A shame-based culture
Issues relating to shame and honour permeate Japanese culture, strongly affecting the way people relate to each other
At the beginning of this year, NHK’s Taiga Dorama, a historical drama that screens on Sunday evenings over the course of a year, was delayed by two weeks. The cause of the delay was that last November, one of the leading actresses, Erika Sawajiri, had been found in possession of the drug ecstasy, and so they reshot all her scenes using a replacement actress. One can only imagine the trouble and expense that entailed.
This demonstrates Japan’s zero-tolerance policy towards drugs. But it also reflects the fact that Japanese society is very much a shame-honour culture. A reputable broadcaster such as NHK couldn’t risk being associated with an actress whose drug use had become public knowledge. Sawajiri’s reputation will be permanently tarnished, and her acting career may never recover. This is in stark contrast to the guilt–innocence culture of the West, where an offender’s debt to society is usually considered to be paid once they have paid a fine or served a prison sentence.
Two books dealing with shame
Two Japanese novels that I read recently have driven home the shame aspect of Japanese culture. In both novels, shame wasn’t restricted to the offender but enveloped their immediate family.
The first book was Tegami by Keigo Higashino.1 The older brother of the main character broke into a house to steal some money, thinking that the old woman who lived there was out. When she discovered him, he panicked and killed her. Not surprisingly, he was sentenced to a long prison term. The rest of the book is about the discrimination his younger brother experienced because of his older brother’s crime.
Despite doing all he could to distance himself from his brother and to make a life for himself, the younger brother was unsuccessful.

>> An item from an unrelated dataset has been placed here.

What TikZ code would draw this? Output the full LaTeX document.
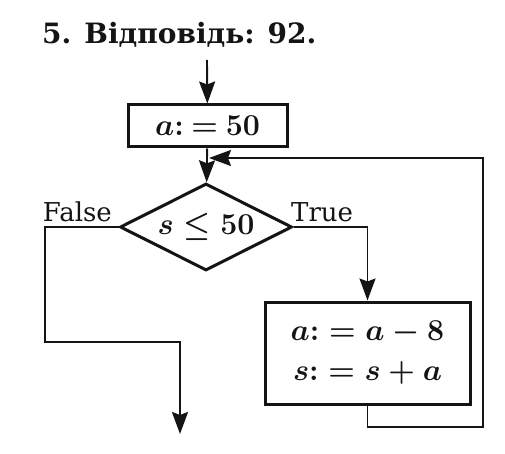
\documentclass[tikz,border=0pt]{standalone}
\usepackage{graphicx}
\usepackage{fontspec}
\setmainfont{DejaVu Serif}
\usetikzlibrary{arrows.meta,shapes.geometric,positioning}
\definecolor{ink}{HTML}{141414}
\tikzset{flow/.style={-{Stealth[length=22pt,width=16pt,inset=3pt]}, line width=1.9pt, color=ink}, blk/.style={draw=ink, line width=3pt, inner sep=0pt}, cond/.style={diamond, draw=ink, line width=3pt, aspect=2, inner sep=0pt}, lab/.style={font=\fontsize{26}{26}\selectfont, text=ink, inner sep=0pt}, expr/.style={font=\fontsize{24.88}{30}\selectfont\boldmath, text=ink}}
\newcommand{\enlargeexpr}[1]{\scalebox{1.22}{#1}}

\begin{document}
\begin{tikzpicture}[x=1pt,y=-1pt]
\useasboundingbox (0,0) rectangle (505,454);
\node[lab, font=\fontsize{28}{28}\selectfont\bfseries, anchor=base west] (title) at (42,44) {5. Відповідь: 92.};
\coordinate (start) at (207,60);
\node[blk, expr, minimum width=159pt, minimum height=42pt] (init) at (207.5,126) {\enlargeexpr{$a{:}\mskip4mu{=}\mskip4mu50$}};
\node[cond, expr, minimum width=172pt, minimum height=87pt] (test) at (206,227) {\enlargeexpr{$s \le 50$}};
\node[blk, expr, minimum width=205pt, minimum height=102pt] (upd) at (367.5,353) {\enlargeexpr{$\begin{array}{c}a{:} = a - 8\\[3pt] s{:} = s + a\end{array}$}};
\node[lab, anchor=base west] (tlab) at (291,221) {True};
\node[lab, anchor=base east] (flab) at (112,221) {False};
\coordinate (fbend) at (45,342);
\coordinate (stop) at (180,434);
\coordinate (loopr) at (483,427);
\coordinate (back) at (209,158);
% main line
\draw[flow] (start) -- (init);
\draw[flow] (init) -- (test);
\draw[flow] (test.east) -| (upd.north);
\draw[flow] (test.west) -| (fbend) -| (stop);
% loop back
\draw[flow] (upd.south) |- (loopr) |- (back);
\end{tikzpicture}
\end{document}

He lost two jobs and was demoted in another job, was forced to leave a band when it started becoming successful, and was rejected by his girlfriend’s family, so that they ended up separating. He was ostracized by neighbours, who had been friendly until they discovered his secret. The breaking point for him was when his young daughter was shunned by other children.
The second book was Nozomi by Shūsuke Shizukui.2 The book opens with the discovery of a high-school student’s murder and that three fellow students have been missing since the night of the murder. The book focuses on the family of one of the missing students. Even while police were still investigating the case and it wasn’t clear whether their son was one of the perpetrators or another victim, the family experienced discrimination from others in the community. The husband, an architect, was informed by the builder whom he had been working with for years that he would no longer accept work from him. A couple whose house he had started designing, phoned up to say they were going to hire another architect. And his older brother told him that if his son turned out to be guilty, he would break off all relations.
Both novels depict how the shame of a crime can powerfully impact a person’s life in Japan, even if they were an innocent party.
A ministry book about honour and shame
Another book I’ve found incredibly enlightening for understanding shame-based cultures and how they differ from guilt-based ones is Ministering in Honor-Shame Cultures: Biblical Foundations and Practical Essentials.3 It has three sections.
The first section considers how the lens of honour and shame colours relationships and how actions are viewed through this lens. The second section gives a brief biblical theology of honour and shame and notes that cultures in biblical times were honour-shame based. A highlight for me was the retelling of the parable of the prodigal son through an honour-shame lens, which brought out many new insights that tend to be hidden from those who live in a guilt-based culture. The last section suggests practical considerations for ministering in honour-shame cultures. I plan to write more about this book in future articles.
The good news of the gospel is not just that Jesus has forgiven us our sins and given us his righteousness, as wonderful as that is; he has also lifted us out of our shame and bestowed unimaginable honour on us who deserve to be shamed eternally. That’s terrific news for me, as I often feel like I’m drowning in shame. And it’s terrific news for Japanese people, who are much more sensitive to honour and shame than those of us who grew up in guilt-based cultures.
1. 東野敬語 手紙 (文藝春秋 2016). Keigo Higashino, Tegami (Bungeishunjū, 2016).
2. 雫井脩介 望み (角川 2016). Shūsuke Shizukui, Nozomi (Kadokawa, 2016).
3. Jayson Georges and Mark D. Baker, Ministering in Honor-Shame Cultures: Biblical Foundations and Practical Essentials (IVP Academic, 2016).